● TASK TO CARRY OUT: Skip all pictures, then copy the lines from the start of the data through the line with "from bokeh.resources import INLINE", keeping both ends.

==== DATASET EXTRACT ====

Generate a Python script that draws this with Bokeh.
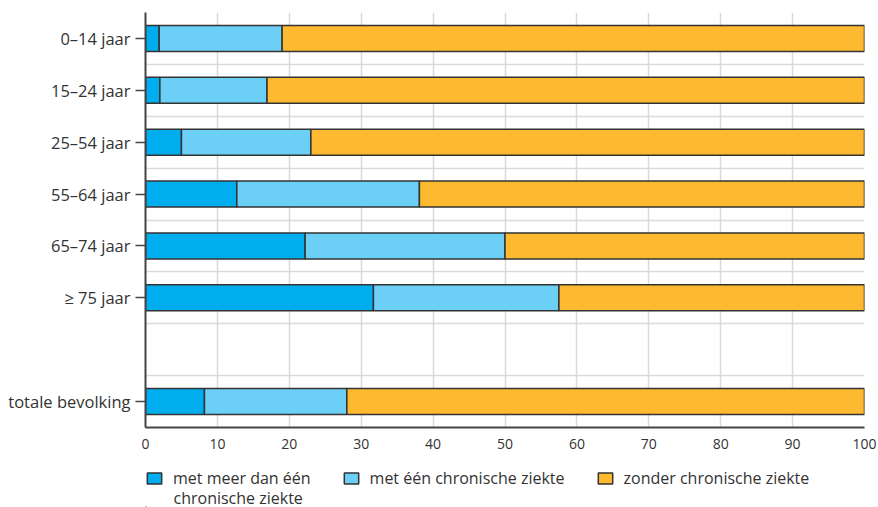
from bokeh.plotting import figure
from bokeh.models import ColumnDataSource, FixedTicker, Range1d, Legend, LegendItem, Label
from bokeh.layouts import column
from bokeh.embed import file_html
from bokeh.resources import INLINE

# ---- data ----
categories = ["0–14 jaar", "15–24 jaar", "25–54 jaar", "55–64 jaar",
              "65–74 jaar", "≥ 75 jaar", None, "totale bevolking"]
meer_dan_een = [1.9, 2.0, 5.0, 12.7, 22.2, 31.7, 8.2]
een = [17.1, 14.9, 18.0, 25.4, 27.8, 25.8, 19.8]
zonder = [81.0, 83.1, 77.0, 61.9, 50.0, 42.5, 72.0]
series_labels = ["met meer dan één", "met één chronische ziekte", "zonder chronische ziekte"]
series_label_line2 = "chronische ziekte"
x_ticks = list(range(0, 101, 10))

colors = ["#00AEEF", "#6BCFF6", "#FDB92F"]
FONT = "Open Sans"
TXT = "#333333"
EDGE = "#333333"

# slot index for each real category (gap slot is skipped)
slots = [i for i, c in enumerate(categories) if c is not None]
labels = [c for c in categories if c is not None]

src = ColumnDataSource(dict(y=slots, a=meer_dan_een, b=een, c=zonder))

W = 878
FL, FW = 145, 719
p = figure(frame_width=FW, frame_height=415, output_backend="svg", toolbar_location=None,
           x_range=Range1d(0, 100), y_range=Range1d(len(categories) - 0.5, -0.5),
           min_border_left=FL, min_border_right=W - FL - FW, min_border_top=12,
           min_border_bottom=32)
p.outline_line_color = None

p.hbar_stack(["a", "b", "c"], y="y", height=0.5, source=src,
             fill_color=colors, line_color=EDGE, line_width=1.5)

# axes
p.xaxis.ticker = FixedTicker(ticks=x_ticks)
p.xaxis.major_tick_line_color = None
p.xaxis.minor_tick_line_color = None
p.xaxis.axis_line_color = "#444444"
p.xaxis.axis_line_width = 2
p.xaxis.major_label_text_font = FONT
p.xaxis.major_label_text_font_size = "14px"
p.xaxis.major_label_text_color = TXT
p.xaxis.major_label_standoff = 5

p.yaxis.ticker = FixedTicker(ticks=slots)
p.yaxis.major_label_overrides = {s: l for s, l in zip(slots, labels)}
p.yaxis.minor_tick_line_color = None
p.yaxis.major_tick_out = 10
p.yaxis.major_tick_in = 0
p.yaxis.major_tick_line_color = "#444444"
p.yaxis.major_tick_line_width = 1.5
p.yaxis.axis_line_color = "#444444"
p.yaxis.axis_line_width = 2
p.yaxis.major_label_text_font = FONT
p.yaxis.major_label_text_font_size = "16.5px"
p.yaxis.major_label_text_color = TXT
p.yaxis.major_label_standoff = 5

# grid
p.xgrid.ticker = FixedTicker(ticks=x_ticks)
p.xgrid.grid_line_color = "#dadada"
p.xgrid.grid_line_width = 1.5
p.ygrid.ticker = FixedTicker(ticks=[i - 0.5 for i in range(len(categories) + 1)])
p.ygrid.grid_line_color = "#dadada"
p.ygrid.grid_line_width = 1.5

# ---- legend strip below the chart; its frame is aligned with the chart's frame,
# so the ranges are set so that one data unit equals one pixel ----
LH = 48
lf = figure(width=W, height=LH, output_backend="svg", toolbar_location=None,
            x_range=Range1d(0, FW), y_range=Range1d(0, LH), min_border=0,
            min_border_left=FL, min_border_right=W - FL - FW,
            x_axis_location=None, y_axis_location=None)
lf.grid.visible = False
lf.outline_line_color = None
# swatch renderers for the legend only (placed far outside the visible range)
swatches = [lf.hbar(y=[-1000], left=[0], right=[1], height=1, fill_color=c,
                    line_color=EDGE, line_width=1.5) for c in colors]
legend = Legend(items=[LegendItem(label=l, renderers=[r]) for l, r in zip(series_labels, swatches)],
                orientation="horizontal", location=(0, 18),
                glyph_width=18, glyph_height=14, label_standoff=10, spacing=31,
                padding=0, margin=0, border_line_color=None, background_fill_alpha=0,
                label_text_font=FONT, label_text_font_size="16px", label_text_color=TXT)
lf.add_layout(legend, "center")
lf.add_layout(Label(x=28, y=10, text=series_label_line2, text_baseline="middle",
                    text_align="left", text_font=FONT, text_font_size="16px", text_color=TXT))

open("out.html", "w").write(file_html(column(p, lf), INLINE))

====

● IN RESPONSE:
Generate a Python script that draws this with Bokeh.
from bokeh.plotting import figure
from bokeh.models import ColumnDataSource, FixedTicker, Range1d, Legend, LegendItem, Label
from bokeh.layouts import column
from bokeh.embed import file_html
from bokeh.resources import INLINE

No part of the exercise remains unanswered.